NBIM’s decision represents a watershed moment in corporate governance that extends far beyond Tesla. As the world’s largest sovereign wealth fund with approximately $1.4 trillion in assets under management, NBIM has established itself as a global standard-setter for responsible investment practices. Their voting patterns are closely watched by institutional investors worldwide and often trigger copycat actions from smaller funds. What makes this rejection particularly significant is that NBIM typically engages in quiet diplomacy rather than public confrontations with portfolio companies. The fact that they’ve taken this stance publicly indicates that internal discussions with Tesla management reached an impasse, suggesting deeper concerns about Tesla’s governance structure than the compensation package alone.

Understanding the Unprecedented Scale

While the $1 trillion figure captures headlines, the technical structure of Musk’s proposed compensation reveals why it’s drawing such intense scrutiny. The package isn’t a simple cash bonus but rather a complex equity-based incentive tied to market capitalization milestones that would require Tesla to grow to approximately $10 trillion in valuation. To put this in perspective, the entire S&P 500 companies combined are currently worth around $45 trillion. Achieving these targets would require Tesla to become larger than the next five biggest companies combined, including Microsoft, Apple, and Saudi Aramco. The dilution concern NBIM references relates to how these shares would be created – either through new issuance (diluting existing shareholders) or treasury stock (reducing the company’s capital reserves).

The Critical “Key Person Risk” Factor

NBIM’s mention of “key person risk” points to a fundamental vulnerability in Tesla’s corporate structure that institutional investors are increasingly unwilling to tolerate. Tesla’s governance has become exceptionally dependent on Musk’s continuous involvement, creating what risk managers call “single point of failure” exposure. This isn’t merely about Musk’s leadership style but about the concentration of technical knowledge, strategic vision, and operational control in one individual. The concern is amplified by Musk’s divided attention across multiple companies including SpaceX, Neuralink, and xAI. Institutional investors typically prefer distributed leadership structures where critical functions aren’t reliant on any single executive, ensuring business continuity regardless of personnel changes.

Broader Implications for Executive Compensation

This vote could trigger a fundamental reassessment of executive compensation models across the technology sector. The traditional argument for massive CEO pay packages – that they align executive interests with shareholders – is being tested at scales never before contemplated. What NBIM’s position suggests is that there may be an upper limit to this alignment theory, where the dilution and governance risks outweigh the motivational benefits. We’re likely to see increased scrutiny from other institutional investors like BlackRock and Vanguard, who collectively hold significant Tesla stakes and have been developing more sophisticated frameworks for evaluating executive compensation. The outcome could establish new precedents for how compensation committees structure packages for visionary founders in high-growth companies.

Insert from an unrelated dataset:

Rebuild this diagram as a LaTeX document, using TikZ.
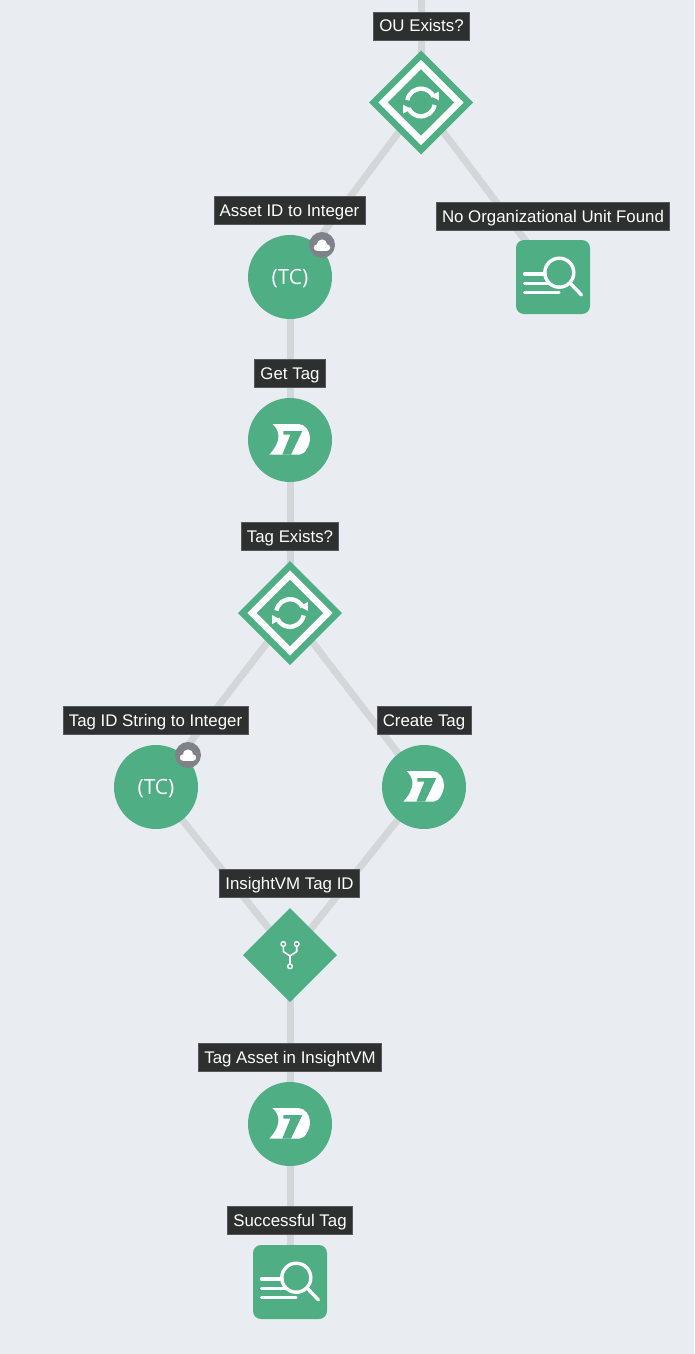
\documentclass[tikz,border=0pt]{standalone}
\usepackage{fontspec}
\setmainfont{Liberation Sans}
\newfontfamily\tcfont{Open Sans}
\usetikzlibrary{shapes.geometric,backgrounds}
\definecolor{pagebg}{HTML}{E9EDF1}
\definecolor{nodegreen}{HTML}{4FAE84}
\definecolor{wire}{HTML}{D3D7DA}
\definecolor{labelbg}{HTML}{2E3030}
\definecolor{labeledge}{HTML}{55585A}
\definecolor{badgegray}{HTML}{7F8389}
\tikzset{
  x=1pt,y=-1pt,
  roundnode/.style={circle,fill=nodegreen,minimum size=84pt,inner sep=0pt,outer sep=0pt},
  bigdiamond/.style={diamond,aspect=1,fill=nodegreen,minimum size=104pt,inner sep=0pt,outer sep=0pt},
  mergediamond/.style={diamond,aspect=1,fill=nodegreen,minimum size=94pt,inner sep=0pt,outer sep=0pt},
  searchbox/.style={rectangle,rounded corners=8pt,fill=nodegreen,minimum size=74pt,inner sep=0pt,outer sep=0pt},
  steplabel/.style={rectangle,fill=labelbg,draw=labeledge,line width=0.6pt,text=white,inner xsep=5.7pt,inner ysep=0pt,
    text height=14pt,text depth=2pt,minimum height=28pt,font=\fontsize{16.85}{18}\selectfont},
  wireline/.style={draw=wire,line width=7pt},
  iconline/.style={draw=white,line width=3.4pt,line cap=round},
  badge/.style={circle,fill=badgegray,minimum size=26pt,inner sep=0pt},
  tclabel/.style={text=white,font=\tcfont\fontsize{21}{23}\selectfont},
}
% ---- icons, drawn at the given centre
\newcommand{\refreshicon}[1]{%
  \begin{scope}[shift={(#1)}]
    \draw[white,line width=6.6pt,line join=miter] (0,-38)--(38,0)--(0,38)--(-38,0)--cycle;
    \draw[white,line width=4.4pt] (-170:13.8) arc (-170:-25:13.8);
    \draw[white,line width=4.4pt] (-350:13.8) arc (-350:-205:13.8);
    \fill[white] (9.5,-6.5)--(17.8,-11)--(17.8,-2.2)--cycle;
    \fill[white] (-9.5,6.5)--(-17.8,11)--(-17.8,2.2)--cycle;
  \end{scope}}
\newcommand{\rapidicon}[1]{%
  \begin{scope}[shift={(#1)}]
    \fill[white] (-17.7,-16)--(8.3,-16) .. controls (15,-16) and (20,-9) .. (20,-2)
      .. controls (20,5) and (15,14.5) .. (10,14.5) -- (-20.5,14.5) .. controls (-15,8) and (-11,2) .. (-11.5,-5) .. controls (-12,-10) and (-15,-14) .. (-17.7,-16)--cycle;
    \fill[nodegreen] (-6.7,-9)--(12.3,-9)--(1,14.6)--(-7.7,14.6)--(0.5,-5.5)--(-6.7,-5.5)--cycle;
  \end{scope}}
\newcommand{\searchicon}[1]{%
  \begin{scope}[shift={(#1)}]
    \draw[iconline] (-28.5,-3)--(-8,-3);
    \draw[iconline] (-28.5,6.3)--(-3,6.3);
    \draw[iconline] (-28.5,15.7)--(6,15.7);
    \draw[white,line width=3.4pt] (6.3,-4.3) circle (14.5);
    \draw[iconline] (17.5,6.5)--(28.5,18);
  \end{scope}}
\newcommand{\mergeicon}[1]{%
  \begin{scope}[shift={(#1)}]
    \draw[white,line width=1.6pt,line join=round] (-6.7,-9)--(-6.7,-3.5)--(0,1)--(6.7,-3.5)--(6.7,-9);
    \draw[white,line width=1.6pt] (0,1)--(0,9);
    \draw[white,line width=1.4pt] (-6.7,-11) circle (2.3);
    \draw[white,line width=1.4pt] (6.7,-11) circle (2.3);
    \draw[white,line width=1.4pt] (0,11.3) circle (2.3);
  \end{scope}}
\newcommand{\cloudicon}[1]{%
  \begin{scope}[shift={(#1)}]
    \fill[white] (-5,2.6) circle (3.2);
    \fill[white] (5,2.6) circle (3.2);
    \fill[white] (0,-0.4) circle (5.2);
    \fill[white] (-5,1.5) rectangle (5,5.8);
  \end{scope}}
\begin{document}
\begin{tikzpicture}
\useasboundingbox (0,0) rectangle (694,1354);
\coordinate (topin) at (421,0);
% nodes
\node[bigdiamond] (ou) at (421,102.5) {};
\node[roundnode] (asset) at (290,277) {};
\node[searchbox] (noorg) at (553,277) {};
\node[roundnode] (gettag) at (290,440) {};
\node[bigdiamond] (tagex) at (290,613) {};
\node[roundnode] (tagid) at (156,787) {};
\node[roundnode] (create) at (424,787) {};
\node[mergediamond] (merge) at (290,955) {};
\node[roundnode] (tagasset) at (290,1124) {};
\node[searchbox] (success) at (290,1282) {};
% background and connectors
\begin{scope}[on background layer]
  \fill[pagebg] (0,0) rectangle (694,1354);
  \draw[wireline] (topin)--(ou.center);
  \draw[wireline] (ou.center)--(asset.center);
  \draw[wireline] (ou.center)--(noorg.center);
  \draw[wireline] (asset.center)--(gettag.center);
  \draw[wireline] (gettag.center)--(tagex.center);
  \draw[wireline] (tagex.center)--(tagid.center);
  \draw[wireline] (tagex.center)--(create.center);
  \draw[wireline] (tagid.center)--(merge.center);
  \draw[wireline] (create.center)--(merge.center);
  \draw[wireline] (merge.center)--(tagasset.center);
  \draw[wireline] (tagasset.center)--(success.center);
\end{scope}
% icons
\refreshicon{ou.center}
\refreshicon{tagex.center}
\rapidicon{gettag.center}
\rapidicon{create.center}
\rapidicon{tagasset.center}
\searchicon{noorg.center}
\searchicon{success.center}
\mergeicon{merge.center}
\node[tclabel] (tc1) at (290,278.5) {(TC)};
\node[tclabel] (tc2) at (156,788.5) {(TC)};
\node[badge] (badge1) at (322,245) {};
\node[badge] (badge2) at (188,755) {};
\cloudicon{badge1.center}
\cloudicon{badge2.center}
% labels
\node[steplabel] (l1) at (421.5,26) {OU Exists?};
\node[steplabel] (l2) at (289.5,210) {Asset ID to Integer};
\node[steplabel] (l3) at (553,216) {No Organizational Unit Found};
\node[steplabel] (l4) at (290,373) {Get Tag};
\node[steplabel] (l5) at (290,536) {Tag Exists?};
\node[steplabel] (l6) at (155.5,720) {Tag ID String to Integer};
\node[steplabel] (l7) at (424,720) {Create Tag};
\node[steplabel] (l8) at (289.5,883) {InsightVM Tag ID};
\node[steplabel] (l9) at (290,1057) {Tag Asset in InsightVM};
\node[steplabel] (l10) at (290,1220) {Successful Tag};
\end{tikzpicture}
\end{document}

Tesla’s Strategic Crossroads

Beyond the immediate compensation vote, this confrontation highlights Tesla’s transition from a disruptive startup to a mature public company facing conventional governance pressures. The company’s future growth phases – including autonomous driving, energy storage, and robotics – require massive capital investments and stable leadership structures that can withstand executive transitions. Institutional investors like NBIM are essentially demanding that Tesla develop a more resilient organizational architecture that doesn’t hinge entirely on Musk’s presence. This tension between visionary founder control and institutional governance standards will likely define Tesla’s next chapter, regardless of how shareholders vote on this specific package. The company’s ability to navigate this transition will determine whether it can maintain its innovation edge while meeting the governance expectations of the world’s most sophisticated investors.